Daar waar Fish binnenkort in ons land slechts éénmaal aan de
bak moet in het kleine Spirit Of ’66 in Verviers (op 16/11) onderstrepen 6
Nederlandse concerten, waaronder dit in de uitverkochte Ronda zaal van het
prachtige Tivoli complex, nog maar eens de populariteit van hem en zijn oude
band bij onze Noorderburen. Rock van de méér progressieve soort heeft immers sinds
mensenheugenis altijd al meer afzetgebied gevonden boven dan onder de moerdijk.
“Clutching at straws” was in '87 de opvolger van het
conceptuele “Misplaced childhood” dat in de vorm van “Kayleigh” zelfs
onverwachts internationaal hitsucces opleverde en van Marillion in 1985 in één
klap een grote naam maakte. The sky
leek lange tijd the limit te worden tot
de groep en Fish, opgebrand na vele hectische jaren, in ’88 elk hun eigen weg
gingen. Marillion vond in Steve Hogarth een opvolger en Fish doet sindsdien
solo zijn ding.

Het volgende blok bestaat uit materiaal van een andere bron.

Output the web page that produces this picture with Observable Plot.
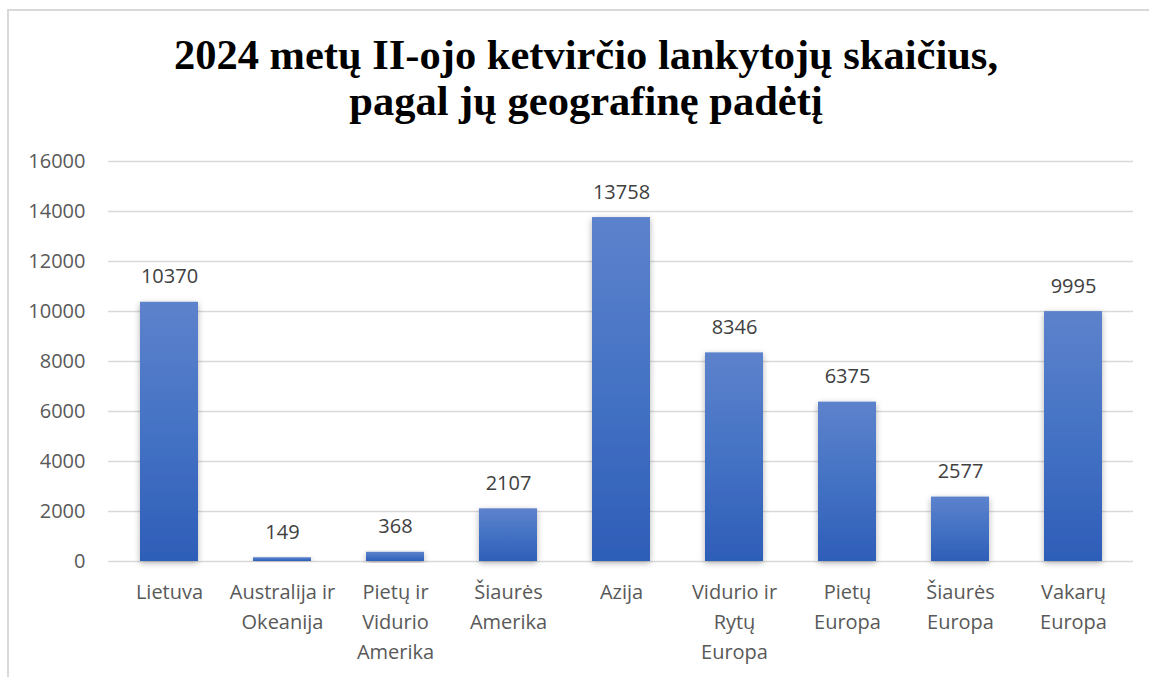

Het conserveren van zijn rijk verleden bij Marillion is daar, getuige deze
concertreeks, een belangrijk onderdeel van geworden.
Met een vijfkoppige begeleidingsgroep achter zich trapte
Fish In Utrecht af zoals hij dat met Marillion ook deed destijds op de toer
voor “Clutching at straws”, met het imposante “Slainte Mhath” gevolgd door “Man
with a stick”, een song van het volgend jaar te verschijnen nieuwe album “Weltschmerz”.
Er zouden nog 3 nieuwe songs de revue passeren (waarvan het lange “Waverley
steps” ons nog het meest boeide) maar die slaagden er ternauwernood in om uit
de schaduw te komen van het succulente werk uit “Clutching at straws”. Zeggen
dat we die karakteristieke drumtoets van Ian Mosley of het magistrale
gitaarwerk van Steve Rotherey niet misten zou gelogen zijn maar het deed ons tegelijk
ook deugd dat Fish na al die jaren toch nog overeind wist te blijven zonder.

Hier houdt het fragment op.